* [Written instruction]
Write the listing below out again exactly, dropping the images.

★ ★ ★ ★ ★

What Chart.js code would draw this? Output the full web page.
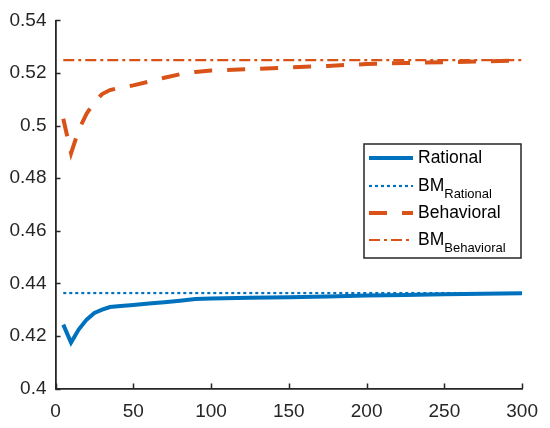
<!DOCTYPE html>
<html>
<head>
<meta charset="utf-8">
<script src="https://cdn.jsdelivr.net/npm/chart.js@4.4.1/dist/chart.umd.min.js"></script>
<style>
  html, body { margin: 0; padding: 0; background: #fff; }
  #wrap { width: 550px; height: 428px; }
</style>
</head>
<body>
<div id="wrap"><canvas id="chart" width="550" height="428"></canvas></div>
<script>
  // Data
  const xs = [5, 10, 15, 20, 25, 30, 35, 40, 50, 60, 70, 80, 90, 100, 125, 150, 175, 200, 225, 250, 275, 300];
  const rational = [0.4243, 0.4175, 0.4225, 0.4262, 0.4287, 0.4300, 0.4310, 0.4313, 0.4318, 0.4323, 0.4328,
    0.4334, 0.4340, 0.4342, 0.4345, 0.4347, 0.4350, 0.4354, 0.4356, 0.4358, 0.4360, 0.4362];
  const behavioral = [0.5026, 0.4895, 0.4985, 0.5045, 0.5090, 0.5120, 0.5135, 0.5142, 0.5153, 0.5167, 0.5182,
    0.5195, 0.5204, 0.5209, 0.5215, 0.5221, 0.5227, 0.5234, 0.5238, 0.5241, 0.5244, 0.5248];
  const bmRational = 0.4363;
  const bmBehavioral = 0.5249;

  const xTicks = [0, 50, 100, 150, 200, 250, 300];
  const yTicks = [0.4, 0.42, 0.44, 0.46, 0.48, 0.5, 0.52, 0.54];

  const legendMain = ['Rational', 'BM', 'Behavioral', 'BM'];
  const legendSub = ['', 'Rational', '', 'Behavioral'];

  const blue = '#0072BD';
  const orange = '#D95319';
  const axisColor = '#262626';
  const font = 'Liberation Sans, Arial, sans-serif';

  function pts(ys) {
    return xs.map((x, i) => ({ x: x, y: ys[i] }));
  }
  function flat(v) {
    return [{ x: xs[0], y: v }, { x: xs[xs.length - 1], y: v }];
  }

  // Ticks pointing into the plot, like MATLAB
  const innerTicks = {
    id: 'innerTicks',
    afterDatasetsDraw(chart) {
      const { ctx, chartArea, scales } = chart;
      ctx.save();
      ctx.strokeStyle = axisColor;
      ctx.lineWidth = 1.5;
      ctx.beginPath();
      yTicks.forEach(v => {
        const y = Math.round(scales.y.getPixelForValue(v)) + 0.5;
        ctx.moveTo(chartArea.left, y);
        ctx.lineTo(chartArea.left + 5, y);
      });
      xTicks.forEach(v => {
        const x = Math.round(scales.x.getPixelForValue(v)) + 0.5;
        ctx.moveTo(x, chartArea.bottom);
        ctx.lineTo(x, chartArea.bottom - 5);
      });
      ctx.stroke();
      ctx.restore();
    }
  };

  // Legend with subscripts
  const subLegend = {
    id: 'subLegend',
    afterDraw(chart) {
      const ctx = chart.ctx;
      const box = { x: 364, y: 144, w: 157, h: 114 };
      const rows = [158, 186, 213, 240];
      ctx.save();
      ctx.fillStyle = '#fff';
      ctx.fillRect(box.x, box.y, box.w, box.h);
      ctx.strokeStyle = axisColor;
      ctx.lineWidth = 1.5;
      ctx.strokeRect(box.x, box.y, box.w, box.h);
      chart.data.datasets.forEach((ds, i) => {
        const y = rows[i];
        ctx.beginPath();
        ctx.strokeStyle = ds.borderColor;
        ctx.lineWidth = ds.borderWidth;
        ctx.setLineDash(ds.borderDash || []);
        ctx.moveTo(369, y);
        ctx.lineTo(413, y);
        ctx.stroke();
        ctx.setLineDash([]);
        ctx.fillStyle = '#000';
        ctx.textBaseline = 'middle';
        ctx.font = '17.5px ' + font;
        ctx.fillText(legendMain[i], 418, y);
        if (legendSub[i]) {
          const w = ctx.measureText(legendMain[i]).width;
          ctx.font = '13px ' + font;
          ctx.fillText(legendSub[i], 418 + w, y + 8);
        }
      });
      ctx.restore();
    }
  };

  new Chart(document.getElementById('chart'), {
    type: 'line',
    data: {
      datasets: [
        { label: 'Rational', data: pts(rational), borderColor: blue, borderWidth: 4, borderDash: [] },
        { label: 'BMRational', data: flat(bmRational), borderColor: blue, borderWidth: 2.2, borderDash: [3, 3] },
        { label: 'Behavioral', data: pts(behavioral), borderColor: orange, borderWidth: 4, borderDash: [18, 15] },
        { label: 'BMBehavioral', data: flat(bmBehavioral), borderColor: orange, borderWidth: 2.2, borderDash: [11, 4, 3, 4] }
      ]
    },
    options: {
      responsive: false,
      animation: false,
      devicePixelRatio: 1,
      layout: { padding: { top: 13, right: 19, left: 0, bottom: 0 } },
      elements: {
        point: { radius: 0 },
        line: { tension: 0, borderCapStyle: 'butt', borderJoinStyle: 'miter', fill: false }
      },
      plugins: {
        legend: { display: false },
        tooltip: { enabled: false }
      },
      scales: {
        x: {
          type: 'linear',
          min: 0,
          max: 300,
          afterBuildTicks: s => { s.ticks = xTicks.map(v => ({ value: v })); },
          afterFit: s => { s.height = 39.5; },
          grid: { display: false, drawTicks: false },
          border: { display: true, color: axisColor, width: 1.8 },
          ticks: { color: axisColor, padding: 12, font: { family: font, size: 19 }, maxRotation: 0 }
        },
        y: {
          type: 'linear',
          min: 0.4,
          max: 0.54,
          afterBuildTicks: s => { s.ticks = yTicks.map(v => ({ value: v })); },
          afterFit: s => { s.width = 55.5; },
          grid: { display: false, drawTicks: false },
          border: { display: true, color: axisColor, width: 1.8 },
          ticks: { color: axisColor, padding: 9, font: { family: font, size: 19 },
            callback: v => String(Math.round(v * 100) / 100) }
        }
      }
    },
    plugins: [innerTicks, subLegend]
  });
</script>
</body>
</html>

★ ★ ★ ★ ★

* [Solution for this exercise]
What Chart.js code would draw this? Output the full web page.
<!DOCTYPE html>
<html>
<head>
<meta charset="utf-8">
<script src="https://cdn.jsdelivr.net/npm/chart.js@4.4.1/dist/chart.umd.min.js"></script>
<style>
  html, body { margin: 0; padding: 0; background: #fff; }
  #wrap { width: 550px; height: 428px; }
</style>
</head>
<body>
<div id="wrap"><canvas id="chart" width="550" height="428"></canvas></div>
<script>
  // Data
  const xs = [5, 10, 15, 20, 25, 30, 35, 40, 50, 60, 70, 80, 90, 100, 125, 150, 175, 200, 225, 250, 275, 300];
  const rational = [0.4243, 0.4175, 0.4225, 0.4262, 0.4287, 0.4300, 0.4310, 0.4313, 0.4318, 0.4323, 0.4328,
    0.4334, 0.4340, 0.4342, 0.4345, 0.4347, 0.4350, 0.4354, 0.4356, 0.4358, 0.4360, 0.4362];
  const behavioral = [0.5026, 0.4895, 0.4985, 0.5045, 0.5090, 0.5120, 0.5135, 0.5142, 0.5153, 0.5167, 0.5182,
    0.5195, 0.5204, 0.5209, 0.5215, 0.5221, 0.5227, 0.5234, 0.5238, 0.5241, 0.5244, 0.5248];
  const bmRational = 0.4363;
  const bmBehavioral = 0.5249;

  const xTicks = [0, 50, 100, 150, 200, 250, 300];
  const yTicks = [0.4, 0.42, 0.44, 0.46, 0.48, 0.5, 0.52, 0.54];

  const legendMain = ['Rational', 'BM', 'Behavioral', 'BM'];
  const legendSub = ['', 'Rational', '', 'Behavioral'];

  const blue = '#0072BD';
  const orange = '#D95319';
  const axisColor = '#262626';
  const font = 'Liberation Sans, Arial, sans-serif';

  function pts(ys) {
    return xs.map((x, i) => ({ x: x, y: ys[i] }));
  }
  function flat(v) {
    return [{ x: xs[0], y: v }, { x: xs[xs.length - 1], y: v }];
  }

  // Ticks pointing into the plot, like MATLAB
  const innerTicks = {
    id: 'innerTicks',
    afterDatasetsDraw(chart) {
      const { ctx, chartArea, scales } = chart;
      ctx.save();
      ctx.strokeStyle = axisColor;
      ctx.lineWidth = 1.5;
      ctx.beginPath();
      yTicks.forEach(v => {
        const y = Math.round(scales.y.getPixelForValue(v)) + 0.5;
        ctx.moveTo(chartArea.left, y);
        ctx.lineTo(chartArea.left + 5, y);
      });
      xTicks.forEach(v => {
        const x = Math.round(scales.x.getPixelForValue(v)) + 0.5;
        ctx.moveTo(x, chartArea.bottom);
        ctx.lineTo(x, chartArea.bottom - 5);
      });
      ctx.stroke();
      ctx.restore();
    }
  };

  // Legend with subscripts
  const subLegend = {
    id: 'subLegend',
    afterDraw(chart) {
      const ctx = chart.ctx;
      const box = { x: 364, y: 144, w: 157, h: 114 };
      const rows = [158, 186, 213, 240];
      ctx.save();
      ctx.fillStyle = '#fff';
      ctx.fillRect(box.x, box.y, box.w, box.h);
      ctx.strokeStyle = axisColor;
      ctx.lineWidth = 1.5;
      ctx.strokeRect(box.x, box.y, box.w, box.h);
      chart.data.datasets.forEach((ds, i) => {
        const y = rows[i];
        ctx.beginPath();
        ctx.strokeStyle = ds.borderColor;
        ctx.lineWidth = ds.borderWidth;
        ctx.setLineDash(ds.borderDash || []);
        ctx.moveTo(369, y);
        ctx.lineTo(413, y);
        ctx.stroke();
        ctx.setLineDash([]);
        ctx.fillStyle = '#000';
        ctx.textBaseline = 'middle';
        ctx.font = '17.5px ' + font;
        ctx.fillText(legendMain[i], 418, y);
        if (legendSub[i]) {
          const w = ctx.measureText(legendMain[i]).width;
          ctx.font = '13px ' + font;
          ctx.fillText(legendSub[i], 418 + w, y + 8);
        }
      });
      ctx.restore();
    }
  };

  new Chart(document.getElementById('chart'), {
    type: 'line',
    data: {
      datasets: [
        { label: 'Rational', data: pts(rational), borderColor: blue, borderWidth: 4, borderDash: [] },
        { label: 'BMRational', data: flat(bmRational), borderColor: blue, borderWidth: 2.2, borderDash: [3, 3] },
        { label: 'Behavioral', data: pts(behavioral), borderColor: orange, borderWidth: 4, borderDash: [18, 15] },
        { label: 'BMBehavioral', data: flat(bmBehavioral), borderColor: orange, borderWidth: 2.2, borderDash: [11, 4, 3, 4] }
      ]
    },
    options: {
      responsive: false,
      animation: false,
      devicePixelRatio: 1,
      layout: { padding: { top: 13, right: 19, left: 0, bottom: 0 } },
      elements: {
        point: { radius: 0 },
        line: { tension: 0, borderCapStyle: 'butt', borderJoinStyle: 'miter', fill: false }
      },
      plugins: {
        legend: { display: false },
        tooltip: { enabled: false }
      },
      scales: {
        x: {
          type: 'linear',
          min: 0,
          max: 300,
          afterBuildTicks: s => { s.ticks = xTicks.map(v => ({ value: v })); },
          afterFit: s => { s.height = 39.5; },
          grid: { display: false, drawTicks: false },
          border: { display: true, color: axisColor, width: 1.8 },
          ticks: { color: axisColor, padding: 12, font: { family: font, size: 19 }, maxRotation: 0 }
        },
        y: {
          type: 'linear',
          min: 0.4,
          max: 0.54,
          afterBuildTicks: s => { s.ticks = yTicks.map(v => ({ value: v })); },
          afterFit: s => { s.width = 55.5; },
          grid: { display: false, drawTicks: false },
          border: { display: true, color: axisColor, width: 1.8 },
          ticks: { color: axisColor, padding: 9, font: { family: font, size: 19 },
            callback: v => String(Math.round(v * 100) / 100) }
        }
      }
    },
    plugins: [innerTicks, subLegend]
  });
</script>
</body>
</html>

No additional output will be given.